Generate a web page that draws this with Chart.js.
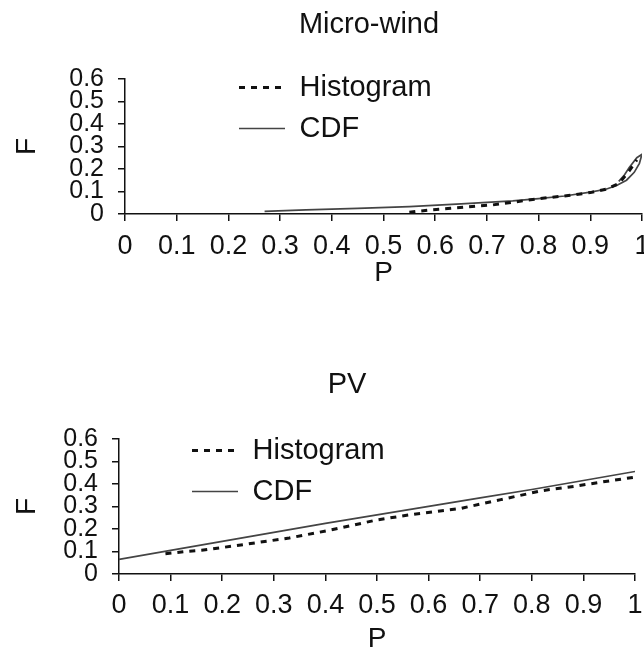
<!DOCTYPE html>
<html>
<head>
<meta charset="utf-8">
<script src="https://cdn.jsdelivr.net/npm/chart.js@4/dist/chart.umd.min.js"></script>
<style>
  html, body { margin: 0; padding: 0; background: #fff; }
  body { width: 644px; height: 656px; position: relative; overflow: hidden; }
  .box { position: absolute; left: 0; width: 644px; }
  #topBox { top: 0; height: 300px; }
  #botBox { top: 330px; height: 326px; }
</style>
</head>
<body>
<div class="box" id="topBox"><canvas id="windChart"></canvas></div>
<div class="box" id="botBox"><canvas id="pvChart"></canvas></div>
<script>
/* ================= DATA ================= */

const seriesNames = ["Histogram", "CDF"];
const xTickLabels = ["0", "0.1", "0.2", "0.3", "0.4", "0.5", "0.6", "0.7", "0.8", "0.9", "1"];
const yTickLabels = ["0", "0.1", "0.2", "0.3", "0.4", "0.5", "0.6"];

// Micro-wind
const windHistP = [0.55, 0.59, 0.63, 0.68, 0.71, 0.75, 0.80, 0.85, 0.90, 0.93, 0.955, 0.975, 0.99];
const windHistF = [0.008, 0.018, 0.025, 0.035, 0.04, 0.052, 0.068, 0.08, 0.095, 0.11, 0.135, 0.19, 0.24];
const windCdfP = [0.27, 0.35, 0.45, 0.55, 0.65, 0.75, 0.80, 0.85, 0.90, 0.93, 0.95, 0.97, 0.985, 0.995, 1.0, 0.99, 0.975, 0.965, 0.955];
const windCdfF = [0.012, 0.018, 0.025, 0.033, 0.045, 0.058, 0.068, 0.08, 0.097, 0.11, 0.125, 0.15, 0.185, 0.225, 0.265, 0.25, 0.205, 0.17, 0.145];

// PV
const pvHistP = [0.09, 0.13, 0.16, 0.24, 0.33, 0.41, 0.50, 0.57, 0.66, 0.74, 0.77, 0.82, 0.885, 0.955, 1.0];
const pvHistF = [0.09, 0.1, 0.105, 0.13, 0.16, 0.195, 0.24, 0.265, 0.29, 0.33, 0.345, 0.37, 0.39, 0.415, 0.43];
const pvCdfP = [0, 0.1, 0.2, 0.3, 0.4, 0.5, 0.6, 0.7, 0.8, 0.9, 1.0];
const pvCdfF = [0.065, 0.105, 0.145, 0.185, 0.225, 0.262, 0.3, 0.338, 0.375, 0.415, 0.455];

/* ================= HELPERS ================= */

const FONT = "'Liberation Sans', Arial, sans-serif";
const INK = "#111";

const pairs = (xs, ys) => xs.map((x, i) => ({ x, y: ys[i] }));

// moves title / legend to where the original figure has them
const placeBoxes = {
  id: "placeBoxes",
  afterLayout(chart, args, opts) {
    const t = chart.titleBlock;
    t.left = opts.titleX - 300;
    t.right = opts.titleX + 300;
    const lg = chart.legend;
    lg.left = opts.legendX;
    lg.top = opts.legendY;
    lg.right = chart.chartArea.right;
    lg.bottom = chart.chartArea.bottom;
  }
};

// legend samples taken from the line style, not the point style
const legendItems = chart => chart.data.datasets.map((d, i) => ({
  text: d.label,
  datasetIndex: i,
  fillStyle: d.borderColor,
  strokeStyle: d.borderColor,
  lineWidth: d.borderWidth,
  lineDash: d.borderDash || [],
  lineCap: "butt",
  pointStyle: "line",
  fontColor: INK,
  hidden: false
}));

function makeChart(id, s) {
  return new Chart(document.getElementById(id).getContext("2d"), {
    type: "line",
    data: {
      datasets: [{
        label: seriesNames[0],
        data: pairs(s.histP, s.histF),
        borderColor: "#111",
        borderWidth: 3,
        borderDash: [6, 6],
        pointRadius: 0,
        fill: false
      }, {
        label: seriesNames[1],
        data: pairs(s.cdfP, s.cdfF),
        borderColor: "#444",
        borderWidth: 1.7,
        pointRadius: 0,
        fill: false
      }]
    },
    options: {
      responsive: true,
      maintainAspectRatio: false,
      animation: false,
      layout: { padding: { left: 0, right: s.padRight, top: 0, bottom: 0 } },
      plugins: {
        tooltip: { enabled: false },
        title: {
          display: true,
          text: s.title,
          color: INK,
          font: { family: FONT, size: 29, weight: "normal" },
          padding: { top: s.titleTop, bottom: s.titleBottom }
        },
        legend: {
          position: "chartArea",
          align: "start",
          labels: {
            usePointStyle: true,
            pointStyle: "line",
            pointStyleWidth: 46,
            boxWidth: 46,
            padding: 12,
            color: INK,
            font: { family: FONT, size: 29 },
            generateLabels: legendItems
          }
        },
        placeBoxes: { titleX: s.titleX, legendX: s.legendX, legendY: s.legendY }
      },
      scales: {
        x: {
          type: "linear",
          min: 0, max: 1,
          afterFit: sc => { sc.height = s.xBoxH; sc.paddingLeft = 0; sc.paddingRight = 0; },
          ticks: {
            stepSize: 0.1, autoSkip: false, maxRotation: 0,
            padding: s.xTickPad, color: INK,
            font: { family: FONT, size: 27 },
            callback: (v, i) => xTickLabels[i]
          },
          grid: { drawOnChartArea: false, drawTicks: true, tickLength: 7, color: INK, lineWidth: 1.5 },
          border: { display: true, color: INK, width: 1.5 },
          title: {
            display: true, text: "P", color: INK,
            font: { family: FONT, size: 28 },
            padding: { top: 0, bottom: s.pTitlePad }
          }
        },
        y: {
          min: 0, max: 0.6,
          afterFit: sc => { sc.width = s.yBoxW; },
          ticks: {
            stepSize: 0.1, autoSkip: false,
            padding: 14, color: INK,
            font: { family: FONT, size: 25 },
            callback: (v, i) => yTickLabels[i]
          },
          grid: { drawOnChartArea: false, drawTicks: true, tickLength: 7, color: INK, lineWidth: 1.5 },
          border: { display: true, color: INK, width: 1.5 },
          title: {
            display: true, text: "F", color: INK,
            font: { family: FONT, size: 28 },
            padding: { top: 10, bottom: 0 }
          }
        }
      }
    },
    plugins: [placeBoxes]
  });
}

/* ================= CHARTS ================= */

makeChart("windChart", {
  title: "Micro-wind",
  histP: windHistP, histF: windHistF, cdfP: windCdfP, cdfF: windCdfF,
  titleTop: 8, titleBottom: 36, titleX: 369,
  legendX: 227, legendY: 61,
  yBoxW: 125, xBoxH: 86, padRight: 2,
  xTickPad: 9, pTitlePad: 10
});

makeChart("pvChart", {
  title: "PV",
  histP: pvHistP, histF: pvHistF, cdfP: pvCdfP, cdfF: pvCdfF,
  titleTop: 38, titleBottom: 36, titleX: 347,
  legendX: 180, legendY: 94,
  yBoxW: 119, xBoxH: 82, padRight: 9,
  xTickPad: 8, pTitlePad: 0
});
</script>
</body>
</html>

## Your task
Quote the preceding listing precisely and completely, omitting its images.

## Result of this task
Generate a web page that draws this with Chart.js.
<!DOCTYPE html>
<html>
<head>
<meta charset="utf-8">
<script src="https://cdn.jsdelivr.net/npm/chart.js@4/dist/chart.umd.min.js"></script>
<style>
  html, body { margin: 0; padding: 0; background: #fff; }
  body { width: 644px; height: 656px; position: relative; overflow: hidden; }
  .box { position: absolute; left: 0; width: 644px; }
  #topBox { top: 0; height: 300px; }
  #botBox { top: 330px; height: 326px; }
</style>
</head>
<body>
<div class="box" id="topBox"><canvas id="windChart"></canvas></div>
<div class="box" id="botBox"><canvas id="pvChart"></canvas></div>
<script>
/* ================= DATA ================= */

const seriesNames = ["Histogram", "CDF"];
const xTickLabels = ["0", "0.1", "0.2", "0.3", "0.4", "0.5", "0.6", "0.7", "0.8", "0.9", "1"];
const yTickLabels = ["0", "0.1", "0.2", "0.3", "0.4", "0.5", "0.6"];

// Micro-wind
const windHistP = [0.55, 0.59, 0.63, 0.68, 0.71, 0.75, 0.80, 0.85, 0.90, 0.93, 0.955, 0.975, 0.99];
const windHistF = [0.008, 0.018, 0.025, 0.035, 0.04, 0.052, 0.068, 0.08, 0.095, 0.11, 0.135, 0.19, 0.24];
const windCdfP = [0.27, 0.35, 0.45, 0.55, 0.65, 0.75, 0.80, 0.85, 0.90, 0.93, 0.95, 0.97, 0.985, 0.995, 1.0, 0.99, 0.975, 0.965, 0.955];
const windCdfF = [0.012, 0.018, 0.025, 0.033, 0.045, 0.058, 0.068, 0.08, 0.097, 0.11, 0.125, 0.15, 0.185, 0.225, 0.265, 0.25, 0.205, 0.17, 0.145];

// PV
const pvHistP = [0.09, 0.13, 0.16, 0.24, 0.33, 0.41, 0.50, 0.57, 0.66, 0.74, 0.77, 0.82, 0.885, 0.955, 1.0];
const pvHistF = [0.09, 0.1, 0.105, 0.13, 0.16, 0.195, 0.24, 0.265, 0.29, 0.33, 0.345, 0.37, 0.39, 0.415, 0.43];
const pvCdfP = [0, 0.1, 0.2, 0.3, 0.4, 0.5, 0.6, 0.7, 0.8, 0.9, 1.0];
const pvCdfF = [0.065, 0.105, 0.145, 0.185, 0.225, 0.262, 0.3, 0.338, 0.375, 0.415, 0.455];

/* ================= HELPERS ================= */

const FONT = "'Liberation Sans', Arial, sans-serif";
const INK = "#111";

const pairs = (xs, ys) => xs.map((x, i) => ({ x, y: ys[i] }));

// moves title / legend to where the original figure has them
const placeBoxes = {
  id: "placeBoxes",
  afterLayout(chart, args, opts) {
    const t = chart.titleBlock;
    t.left = opts.titleX - 300;
    t.right = opts.titleX + 300;
    const lg = chart.legend;
    lg.left = opts.legendX;
    lg.top = opts.legendY;
    lg.right = chart.chartArea.right;
    lg.bottom = chart.chartArea.bottom;
  }
};

// legend samples taken from the line style, not the point style
const legendItems = chart => chart.data.datasets.map((d, i) => ({
  text: d.label,
  datasetIndex: i,
  fillStyle: d.borderColor,
  strokeStyle: d.borderColor,
  lineWidth: d.borderWidth,
  lineDash: d.borderDash || [],
  lineCap: "butt",
  pointStyle: "line",
  fontColor: INK,
  hidden: false
}));

function makeChart(id, s) {
  return new Chart(document.getElementById(id).getContext("2d"), {
    type: "line",
    data: {
      datasets: [{
        label: seriesNames[0],
        data: pairs(s.histP, s.histF),
        borderColor: "#111",
        borderWidth: 3,
        borderDash: [6, 6],
        pointRadius: 0,
        fill: false
      }, {
        label: seriesNames[1],
        data: pairs(s.cdfP, s.cdfF),
        borderColor: "#444",
        borderWidth: 1.7,
        pointRadius: 0,
        fill: false
      }]
    },
    options: {
      responsive: true,
      maintainAspectRatio: false,
      animation: false,
      layout: { padding: { left: 0, right: s.padRight, top: 0, bottom: 0 } },
      plugins: {
        tooltip: { enabled: false },
        title: {
          display: true,
          text: s.title,
          color: INK,
          font: { family: FONT, size: 29, weight: "normal" },
          padding: { top: s.titleTop, bottom: s.titleBottom }
        },
        legend: {
          position: "chartArea",
          align: "start",
          labels: {
            usePointStyle: true,
            pointStyle: "line",
            pointStyleWidth: 46,
            boxWidth: 46,
            padding: 12,
            color: INK,
            font: { family: FONT, size: 29 },
            generateLabels: legendItems
          }
        },
        placeBoxes: { titleX: s.titleX, legendX: s.legendX, legendY: s.legendY }
      },
      scales: {
        x: {
          type: "linear",
          min: 0, max: 1,
          afterFit: sc => { sc.height = s.xBoxH; sc.paddingLeft = 0; sc.paddingRight = 0; },
          ticks: {
            stepSize: 0.1, autoSkip: false, maxRotation: 0,
            padding: s.xTickPad, color: INK,
            font: { family: FONT, size: 27 },
            callback: (v, i) => xTickLabels[i]
          },
          grid: { drawOnChartArea: false, drawTicks: true, tickLength: 7, color: INK, lineWidth: 1.5 },
          border: { display: true, color: INK, width: 1.5 },
          title: {
            display: true, text: "P", color: INK,
            font: { family: FONT, size: 28 },
            padding: { top: 0, bottom: s.pTitlePad }
          }
        },
        y: {
          min: 0, max: 0.6,
          afterFit: sc => { sc.width = s.yBoxW; },
          ticks: {
            stepSize: 0.1, autoSkip: false,
            padding: 14, color: INK,
            font: { family: FONT, size: 25 },
            callback: (v, i) => yTickLabels[i]
          },
          grid: { drawOnChartArea: false, drawTicks: true, tickLength: 7, color: INK, lineWidth: 1.5 },
          border: { display: true, color: INK, width: 1.5 },
          title: {
            display: true, text: "F", color: INK,
            font: { family: FONT, size: 28 },
            padding: { top: 10, bottom: 0 }
          }
        }
      }
    },
    plugins: [placeBoxes]
  });
}

/* ================= CHARTS ================= */

makeChart("windChart", {
  title: "Micro-wind",
  histP: windHistP, histF: windHistF, cdfP: windCdfP, cdfF: windCdfF,
  titleTop: 8, titleBottom: 36, titleX: 369,
  legendX: 227, legendY: 61,
  yBoxW: 125, xBoxH: 86, padRight: 2,
  xTickPad: 9, pTitlePad: 10
});

makeChart("pvChart", {
  title: "PV",
  histP: pvHistP, histF: pvHistF, cdfP: pvCdfP, cdfF: pvCdfF,
  titleTop: 38, titleBottom: 36, titleX: 347,
  legendX: 180, legendY: 94,
  yBoxW: 119, xBoxH: 82, padRight: 9,
  xTickPad: 8, pTitlePad: 0
});
</script>
</body>
</html>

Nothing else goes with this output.